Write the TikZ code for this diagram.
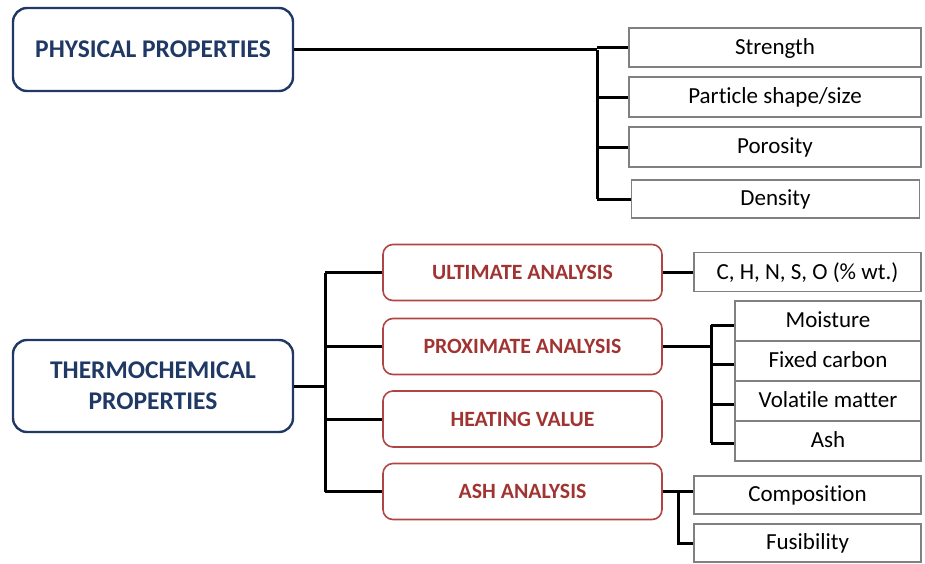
\documentclass[tikz,border=0pt]{standalone}
\usepackage{fontspec}
\setmainfont{Carlito}[Ligatures=NoCommon]
\definecolor{navy}{RGB}{31,56,100}
\definecolor{redbord}{RGB}{176,70,68}
\definecolor{redtxt}{RGB}{160,52,50}
\definecolor{graybord}{RGB}{128,128,128}
\begin{document}
\begin{tikzpicture}[x=1pt,y=-1pt,
  mainbox/.style={draw=navy,line width=2.4pt,rounded corners=14pt,text=navy,font=\fontsize{25.5}{31}\selectfont\bfseries,align=center,minimum width=280pt,inner sep=0pt},
  redbox/.style={draw=redbord,line width=1.6pt,rounded corners=10pt,text=redtxt,font=\fontsize{21.8}{24}\selectfont\bfseries,minimum width=279pt,minimum height=56pt,inner sep=0pt},
  leaf/.style={draw=graybord,line width=1.3pt,font=\fontsize{23}{26}\selectfont,minimum height=39pt,inner sep=0pt,text depth=2pt},
  conn/.style={draw=black,line width=3pt}]
\useasboundingbox (0,0) rectangle (925,563);
% physical
\node[mainbox,minimum height=83pt] (phys) at (153,49.5) {PHYSICAL PROPERTIES};
\node[leaf,minimum width=292pt] (str) at (775,47.5) {Strength};
\node[leaf,minimum width=292pt,minimum height=40pt] (part) at (775,97) {Particle shape/size};
\node[leaf,minimum width=292pt,minimum height=40pt] (por) at (775,147) {Porosity};
\node[leaf,minimum width=288pt,minimum height=38pt] (den) at (775.5,199) {Density};
\coordinate (tp) at (597,0);
\draw[conn] (phys.east) -- (phys.east -| tp);
\draw[conn] (tp |- phys.east) -- (tp |- den.west);
\draw[conn] (tp |- str.west) -- (str.west);
\draw[conn] (tp |- part.west) -- (part.west);
\draw[conn] (tp |- por.west) -- (por.west);
\draw[conn] (tp |- den.west) -- (den.west);
% thermochemical
\node[mainbox,minimum height=92pt] (thermo) at (153,386) {THERMOCHEMICAL\\PROPERTIES};
\node[redbox] (ult) at (522.5,272.5) {ULTIMATE ANALYSIS};
\node[redbox] (prox) at (522.5,346.5) {PROXIMATE ANALYSIS};
\node[redbox] (heat) at (522.5,419) {HEATING VALUE};
\node[redbox] (ash) at (522.5,491.5) {ASH ANALYSIS};
\coordinate (tt) at (325,0);
\draw[conn] (thermo.east) -- (thermo.east -| tt);
\draw[conn] (tt |- ult.west) -- (tt |- ash.west);
\draw[conn] (tt |- ult.west) -- (ult.west);
\draw[conn] (tt |- prox.west) -- (prox.west);
\draw[conn] (tt |- heat.west) -- (heat.west);
\draw[conn] (tt |- ash.west) -- (ash.west);
% ultimate
\node[leaf,minimum width=227pt] (chn) at (807.5,272) {C, H, N, S, O (\% wt.)};
\draw[conn] (ult.east) -- (ult.east -| chn.west);
% proximate
\node[leaf,minimum width=186pt,minimum height=40pt] (moist) at (828,321) {Moisture};
\node[leaf,minimum width=186pt,minimum height=40pt] (fix) at (828,361) {Fixed carbon};
\node[leaf,minimum width=186pt,minimum height=40pt] (vol) at (828,401) {Volatile matter};
\node[leaf,minimum width=186pt,minimum height=40pt] (ashc) at (828,441) {Ash};
\coordinate (tx) at (711,0);
\draw[conn] (prox.east) -- (prox.east -| tx);
\draw[conn] ([yshift=-4pt]tx |- moist.west) -- ([yshift=-2pt]tx |- ashc.west);
\draw[conn] ([yshift=-4pt]tx |- moist.west) -- ([yshift=-4pt]moist.west);
\draw[conn] ([yshift=-3pt]tx |- fix.west) -- ([yshift=-3pt]fix.west);
\draw[conn] ([yshift=-3pt]tx |- vol.west) -- ([yshift=-3pt]vol.west);
\draw[conn] ([yshift=-2pt]tx |- ashc.west) -- ([yshift=-2pt]ashc.west);
% ash analysis
\node[leaf,minimum width=227pt,minimum height=38pt] (comp) at (807.5,495) {Composition};
\node[leaf,minimum width=227pt,minimum height=38pt] (fus) at (807.5,543) {Fusibility};
\coordinate (ta) at (678,0);
\draw[conn] (ash.east) -- (ash.east -| comp.west);
\draw[conn] (ta |- ash.east) -- (ta |- fus.west) -- (fus.west);
\end{tikzpicture}
\end{document}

┄┄┄┄┄┄┄┄┄┄

Return the material word for word. Pictures are not part of the copy.

Write the TikZ code for this diagram.
\documentclass[tikz,border=0pt]{standalone}
\usepackage{fontspec}
\setmainfont{Carlito}[Ligatures=NoCommon]
\definecolor{navy}{RGB}{31,56,100}
\definecolor{redbord}{RGB}{176,70,68}
\definecolor{redtxt}{RGB}{160,52,50}
\definecolor{graybord}{RGB}{128,128,128}
\begin{document}
\begin{tikzpicture}[x=1pt,y=-1pt,
  mainbox/.style={draw=navy,line width=2.4pt,rounded corners=14pt,text=navy,font=\fontsize{25.5}{31}\selectfont\bfseries,align=center,minimum width=280pt,inner sep=0pt},
  redbox/.style={draw=redbord,line width=1.6pt,rounded corners=10pt,text=redtxt,font=\fontsize{21.8}{24}\selectfont\bfseries,minimum width=279pt,minimum height=56pt,inner sep=0pt},
  leaf/.style={draw=graybord,line width=1.3pt,font=\fontsize{23}{26}\selectfont,minimum height=39pt,inner sep=0pt,text depth=2pt},
  conn/.style={draw=black,line width=3pt}]
\useasboundingbox (0,0) rectangle (925,563);
% physical
\node[mainbox,minimum height=83pt] (phys) at (153,49.5) {PHYSICAL PROPERTIES};
\node[leaf,minimum width=292pt] (str) at (775,47.5) {Strength};
\node[leaf,minimum width=292pt,minimum height=40pt] (part) at (775,97) {Particle shape/size};
\node[leaf,minimum width=292pt,minimum height=40pt] (por) at (775,147) {Porosity};
\node[leaf,minimum width=288pt,minimum height=38pt] (den) at (775.5,199) {Density};
\coordinate (tp) at (597,0);
\draw[conn] (phys.east) -- (phys.east -| tp);
\draw[conn] (tp |- phys.east) -- (tp |- den.west);
\draw[conn] (tp |- str.west) -- (str.west);
\draw[conn] (tp |- part.west) -- (part.west);
\draw[conn] (tp |- por.west) -- (por.west);
\draw[conn] (tp |- den.west) -- (den.west);
% thermochemical
\node[mainbox,minimum height=92pt] (thermo) at (153,386) {THERMOCHEMICAL\\PROPERTIES};
\node[redbox] (ult) at (522.5,272.5) {ULTIMATE ANALYSIS};
\node[redbox] (prox) at (522.5,346.5) {PROXIMATE ANALYSIS};
\node[redbox] (heat) at (522.5,419) {HEATING VALUE};
\node[redbox] (ash) at (522.5,491.5) {ASH ANALYSIS};
\coordinate (tt) at (325,0);
\draw[conn] (thermo.east) -- (thermo.east -| tt);
\draw[conn] (tt |- ult.west) -- (tt |- ash.west);
\draw[conn] (tt |- ult.west) -- (ult.west);
\draw[conn] (tt |- prox.west) -- (prox.west);
\draw[conn] (tt |- heat.west) -- (heat.west);
\draw[conn] (tt |- ash.west) -- (ash.west);
% ultimate
\node[leaf,minimum width=227pt] (chn) at (807.5,272) {C, H, N, S, O (\% wt.)};
\draw[conn] (ult.east) -- (ult.east -| chn.west);
% proximate
\node[leaf,minimum width=186pt,minimum height=40pt] (moist) at (828,321) {Moisture};
\node[leaf,minimum width=186pt,minimum height=40pt] (fix) at (828,361) {Fixed carbon};
\node[leaf,minimum width=186pt,minimum height=40pt] (vol) at (828,401) {Volatile matter};
\node[leaf,minimum width=186pt,minimum height=40pt] (ashc) at (828,441) {Ash};
\coordinate (tx) at (711,0);
\draw[conn] (prox.east) -- (prox.east -| tx);
\draw[conn] ([yshift=-4pt]tx |- moist.west) -- ([yshift=-2pt]tx |- ashc.west);
\draw[conn] ([yshift=-4pt]tx |- moist.west) -- ([yshift=-4pt]moist.west);
\draw[conn] ([yshift=-3pt]tx |- fix.west) -- ([yshift=-3pt]fix.west);
\draw[conn] ([yshift=-3pt]tx |- vol.west) -- ([yshift=-3pt]vol.west);
\draw[conn] ([yshift=-2pt]tx |- ashc.west) -- ([yshift=-2pt]ashc.west);
% ash analysis
\node[leaf,minimum width=227pt,minimum height=38pt] (comp) at (807.5,495) {Composition};
\node[leaf,minimum width=227pt,minimum height=38pt] (fus) at (807.5,543) {Fusibility};
\coordinate (ta) at (678,0);
\draw[conn] (ash.east) -- (ash.east -| comp.west);
\draw[conn] (ta |- ash.east) -- (ta |- fus.west) -- (fus.west);
\end{tikzpicture}
\end{document}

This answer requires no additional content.